A new bakery on Halsey Street in Bed-Stuy will have a Haitian focus with coconuts, mangoes, patties and salads, according to DNAinfo. Though we think Kafe L’Ouverture may be just a little full of itself. As one of the owners told the news site. “We won’t just sell coffee, it’s an experience. People can brace themselves for an amazing trip you won’t need a passport for.”
The Village and the Lower East Side looked pretty much entirely different in the early 1980s, as these photos by Steve Butcher on Gothamist illustrate. Well, actually the corner of 13th and Avenue A looks pretty similar.
Meanwhile, Madison Avenue merchants are yearning for the more recent past after the Whitney decamped to the Meatpacking District, according to Crain’s. Restaurants and businesses report quieter afternoons, but really have no one but themselves to blame, the paper notes, but they opposed any and all expansions of the Brutalist building that was long the Whitney’s home. Also, the impending use of the space by the Met would seem to mean any dip in business will be short-lived.

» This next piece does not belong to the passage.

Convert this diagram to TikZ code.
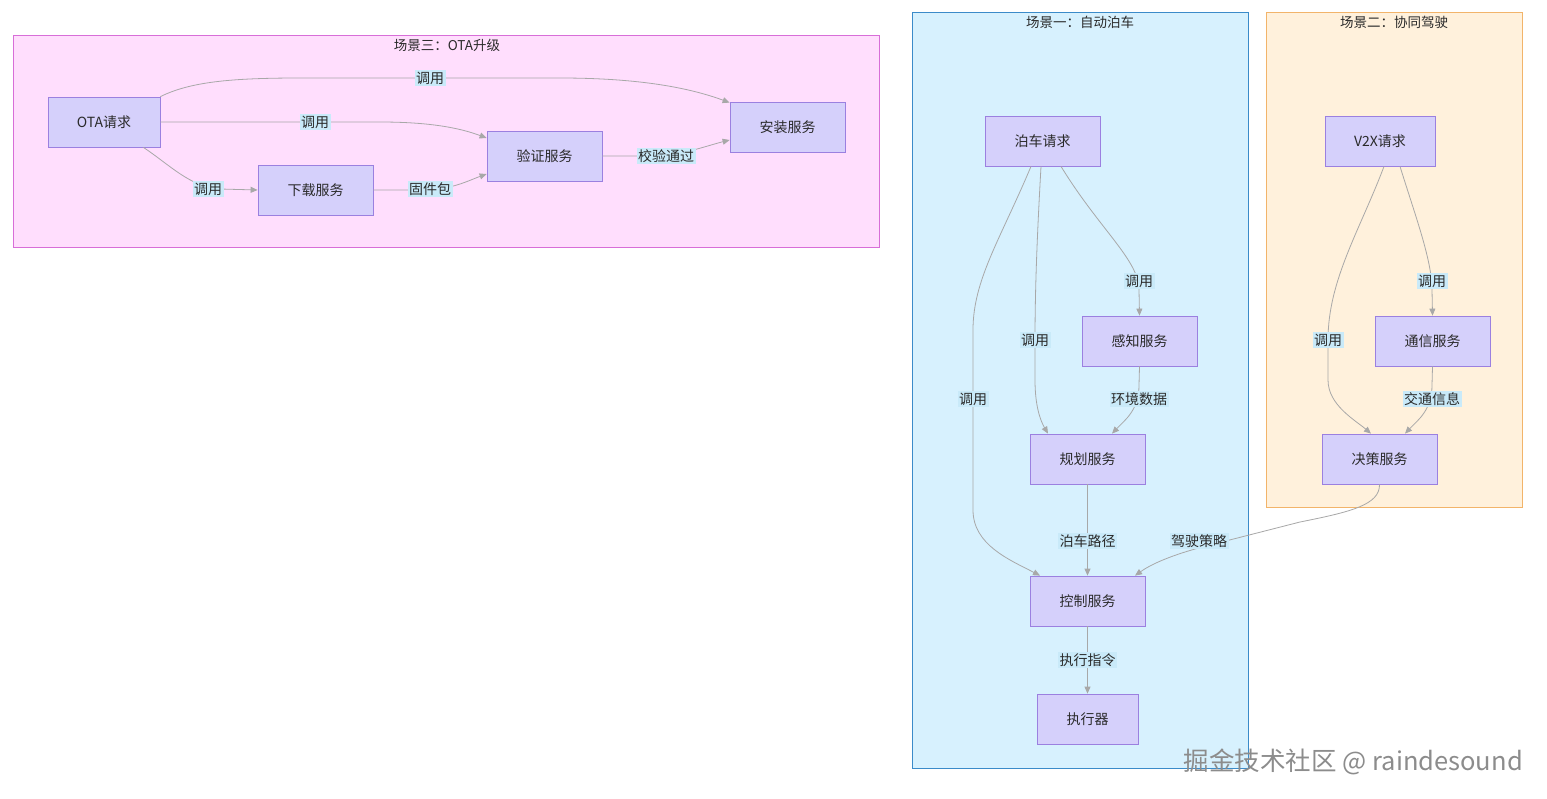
\documentclass[tikz,border=0pt]{standalone}
\usepackage{fontspec}
\setmainfont{Noto Sans CJK SC}
\usetikzlibrary{arrows.meta}
\definecolor{pinkfill}{HTML}{FFDEFD}
\definecolor{pinkdraw}{HTML}{D86ED8}
\definecolor{bluefill}{HTML}{D7F1FE}
\definecolor{bluedraw}{HTML}{3B8BC9}
\definecolor{orfill}{HTML}{FFF1DC}
\definecolor{ordraw}{HTML}{F2B46A}
\definecolor{nodefill}{HTML}{D5D0FB}
\definecolor{nodedraw}{HTML}{9B80E0}
\definecolor{lblfill}{HTML}{C9EAF9}
\definecolor{edgecol}{HTML}{A8A8A8}
\definecolor{txt}{HTML}{2A2A2A}
\tikzset{
  cluster/.style={line width=1pt},
  svc/.style={draw=nodedraw, fill=nodefill, line width=0.8pt, minimum height=50pt, inner sep=0pt, text=txt, font=\fontsize{14}{16}\selectfont},
  ttl/.style={text=txt, font=\fontsize{13.5}{16}\selectfont, inner sep=0pt},
  lbl/.style={fill=lblfill, text=txt, font=\fontsize{14}{16}\selectfont, inner sep=1.5pt},
  conn/.style={draw=edgecol, line width=0.8pt, -{Triangle[length=7pt,width=6pt]}},
}
\begin{document}
\begin{tikzpicture}[x=1pt,y=-1pt]
\useasboundingbox (0,0) rectangle (1547,798);
\fill[white] (0,0) rectangle (1547,798);
% clusters
\draw[cluster, draw=pinkdraw, fill=pinkfill] (13,35) rectangle (879,247);
\node[ttl] (t3) at (447,45) {场景三：OTA升级};
\draw[cluster, draw=bluedraw, fill=bluefill] (912,12) rectangle (1248,768);
\node[ttl] (t1) at (1080,22) {场景一：自动泊车};
\draw[cluster, draw=ordraw, fill=orfill] (1266,12) rectangle (1522,507);
\node[ttl] (t2) at (1394,22) {场景二：协同驾驶};
% OTA nodes
\node[svc, minimum width=112pt] (ota) at (104,122) {OTA请求};
\node[svc, minimum width=115pt] (dl) at (315.5,190) {下载服务};
\node[svc, minimum width=115pt] (ver) at (544.5,156) {验证服务};
\node[svc, minimum width=115pt] (inst) at (787.5,127) {安装服务};
% parking nodes
\node[svc, minimum width=115pt] (park) at (1042.5,141) {泊车请求};
\node[svc, minimum width=115pt] (sense) at (1139.5,341) {感知服务};
\node[svc, minimum width=115pt] (plan) at (1087.5,459) {规划服务};
\node[svc, minimum width=115pt] (ctrl) at (1087.5,601) {控制服务};
\node[svc, minimum width=101pt] (act) at (1087.5,719) {执行器};
% v2x nodes
\node[svc, minimum width=110pt] (v2x) at (1380,141) {V2X请求};
\node[svc, minimum width=115pt] (comm) at (1432.5,341) {通信服务};
\node[svc, minimum width=115pt] (dec) at (1379.5,459) {决策服务};
% OTA edges
\draw[conn] (ota.north east) .. controls (190,82) and (230,78) .. (300,78) -- (560,78) .. controls (640,78) and (690,88) .. ([yshift=-1pt]inst.north west);
\draw[conn] (ota.east) -- (380,122) .. controls (430,122) and (460,128) .. ([yshift=18pt]ver.west);
\draw[conn] ([xshift=-17pt]ota.south east) .. controls (170,165) and (190,187) .. (220,189) -- (dl.west);
\draw[conn] (dl.east) -- (430,190) .. controls (455,188) and (470,180) .. ([yshift=-18pt]ver.west);
\draw[conn] (ver.east) -- (666,156) .. controls (690,152) and (710,145) .. ([yshift=-13pt]inst.west);
% parking edges
\draw[conn] ([xshift=18.5pt]park.south) .. controls (1100,230) and (1139,260) .. (1139,290) -- (sense.north);
\draw[conn] ([xshift=-1.5pt]park.south) .. controls (1038,220) and (1035,280) .. (1035,340) -- (1035,380) .. controls (1035,405) and (1040,420) .. ([xshift=-39.5pt]plan.north);
\draw[conn] ([xshift=-11.5pt]park.south) .. controls (1000,240) and (973,280) .. (973,330) -- (973,510) .. controls (973,545) and (1010,560) .. ([xshift=-47.5pt]ctrl.north);
\draw[conn] (sense.south) -- (1139,385) .. controls (1139,410) and (1125,420) .. ([xshift=24.5pt]plan.north);
\draw[conn] (plan.south) -- (ctrl.north);
\draw[conn] (ctrl.south) -- (act.north);
\draw[conn] (dec.south) .. controls (1380,505) and (1350,512) .. (1300,522) -- (1210,545) .. controls (1170,555) and (1150,565) .. ([xshift=47.5pt]ctrl.north);
% v2x edges
\draw[conn] ([xshift=20pt]v2x.south) .. controls (1415,215) and (1432,260) .. (1432,290) -- (comm.north);
\draw[conn] ([xshift=4pt]v2x.south) .. controls (1360,230) and (1328,280) .. (1328,340) -- (1328,380) .. controls (1328,405) and (1355,420) .. ([xshift=-8.5pt]dec.north);
\draw[conn] (comm.south) -- (1432,385) .. controls (1432,410) and (1418,420) .. ([xshift=25.5pt]dec.north);
% labels
\node[lbl] (l1) at (430,78) {调用};
\node[lbl] (l2) at (315,122) {调用};
\node[lbl] (l3) at (208,189) {调用};
\node[lbl] (l4) at (430,189) {固件包};
\node[lbl] (l5) at (666,156) {校验通过};
\node[lbl] (l6) at (1139,281) {调用};
\node[lbl] (l7) at (1035,340) {调用};
\node[lbl] (l8) at (973,399) {调用};
\node[lbl] (l9) at (1139,399) {环境数据};
\node[lbl] (l10) at (1087.5,541) {泊车路径};
\node[lbl] (l11) at (1087.5,660) {执行指令};
\node[lbl] (l12) at (1199,541) {驾驶策略};
\node[lbl] (l13) at (1432,281) {调用};
\node[lbl] (l14) at (1328,340) {调用};
\node[lbl] (l15) at (1432,399) {交通信息};
% watermark
\node[text=black!45, font=\fontsize{25.5}{28}\selectfont, inner sep=0pt, anchor=east] (wm) at (1523,762) {掘金技术社区 @ raindesound};
\end{tikzpicture}
\end{document}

Maybe all the poor people should just leave Manhattan already so they can afford their rent, Rahul Jain of the Citizens Budget Committee suggests in an interview with the Village Voice in which he advocates for ending rent regulation. In any event, he “corrects” some myths that would seem to advocate for the former: Myth: “A majority of tenant households in New York City are rent-burdened.” Fact: “Thirty-eight percent of tenant households in New York City are rent-burdened.”
Brooklyn Bridge Park has settled a lawsuit spurred by the addition of affordable housing in two towers planned for Pier 6, according to The New York Times. A judge ruled that while another environmental review was not necessary, the park corporation did have to formally change the plan.
Many of us are already coughing up $116 a month for an MTA card, but Gothamist reports that a new study from comptroller Scott Stringer shows that each household in the city is actually chipping in an additional $130 a month in taxes to the transit authority, suggesting that it’s time the state and the federal government pony up and put in some more.
Nor does it help when thieves steal 500 feet of copper cable from the subway tracks, leading to service disruptions, as they did on the A tracks by Howard Beach, according to The New York Times—a theft that was unusually brazen, even for copper thieves.
Moving on to non-public transit related issues: four taxi medallion lenders filed a lawsuit against the mayor and the Taxi and Limousine Commission for allegedly not enforcing the law to prevent Uber from picking up street hails, Crain’s reports. The dispute turns on whether or not using a phone app on the street amounts to hailing or calling a dispatcher and ordering a car.